As the 2013 academic year comes to a close so too does the teaching career of one of Whitecliffe’s founding and most respected lecturers. John Horner retires this month after 30 years with Whitecliffe. As a farewell, Whitecliffe hosted a Retrospective Exhibition, celebrating his work from 1962 to the present. His wife Jeanette, two daughters Rosalind and Jane, and many people with significant links to the College and John’s career attended the evening. Whitecliffe President Michele Whitecliffe acknowledged John’s immense contribution to both staff and students. She shared fond memories of the early years of Whitecliffe noting, with nostalgia, that John’s departure sees the “last of the first” tutors moving on. Whitecliffe gifted John a piece of work by, colleague, friend and mentor, Henry Symonds.

John’s association with Whitecliffe began in the late 1970s when he began exhibiting at Whitecliffe Gallery in Parnell, where John took part in annual exhibitions. In 1982 Greg and Michele took over more rooms above the gallery and started offering workshops and part-time art classes. John was employed to teach some evening and weekend classes. At this time he was a fulltime teacher at Westlake Boys High School. It took a few years of growth and convincing by Greg before John took up a fulltime role at Whitecliffe in 1985. John saw the school grow from the gallery studio spaces in Parnell to the iconic Grafton campus – he notes this move was a “big thrill” and one of the highlights of his time here.

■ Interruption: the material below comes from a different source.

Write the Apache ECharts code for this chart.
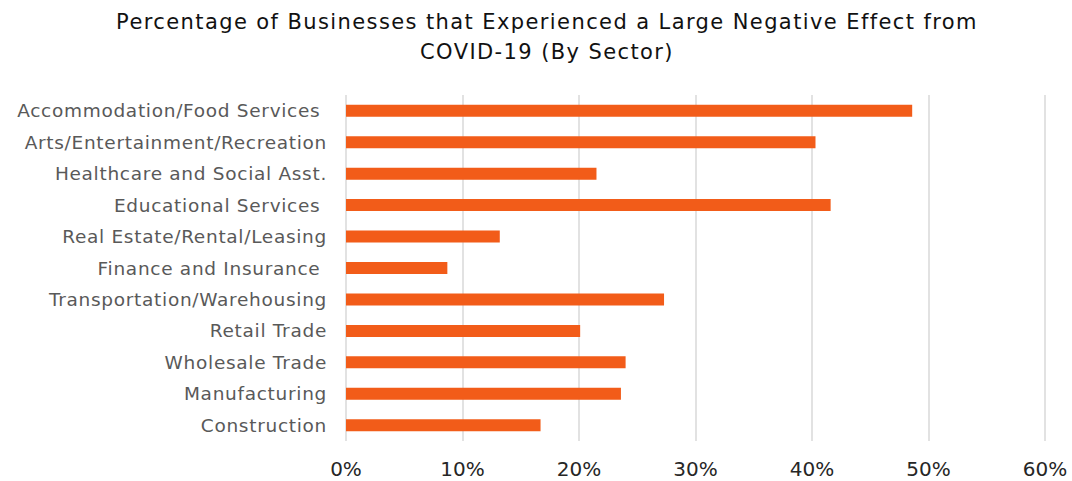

John attended Elam in the 1960s, followed by Teacher’s College (now University of Auckland). After graduating he moved to Hamilton where he taught for a few years before moving back to Auckland to teach at Westlake Boys High School. He taught there for 14 years before taking a role at Whitecliffe. John taught drawing and painting in the early years, before finding a niche in the printing room as demand for the discipline grew, though he always considers himself to be a painter.

John continued to exhibit whilst teaching and in 2001 he began the Master of Fine Arts programme at Whitecliffe. He graduated with Honours in 2003 and credits the course with giving him new strategies for painting and teaching saying “I learnt useful new approaches” that he has continued to develop since then. In his time at Whitecliffe John’s contribution to art has been recognised in a number of ways. In 1989 he was made a Fellow of The Royal Society of Arts (RSA: Royal Society of Arts, Manufactures and Commerce, London) and in 1997 John was made a Samoan High Chief and holds the official title Muliagatele.

With a love of the architecture of Italy, France and Spain, John says he and Jeanette “endeavour to travel, and also paint more”. Recently John took up a studio with his daughter Ros to enable him to continue to paint. Of his time at Whitecliffe, John considers his most proud moments to be “the school growing and moving to the Grafton campus; completing his Masters; and having Ros come to study at Whitecliffe”. He also very much enjoyed the teaching at Whitecliffe saying “[compared to high school students] teaching is a lot less stressful, students are more motivated and it is so inspiring for an artist to be so involved with other students and faculty”.

Whitecliffe wishes to warmly thank John for his invaluable contribution to the development and success of the College. His presence will be sorely missed. The Whitecliffe family wish John, Jeanette, Jane and Ros all the best!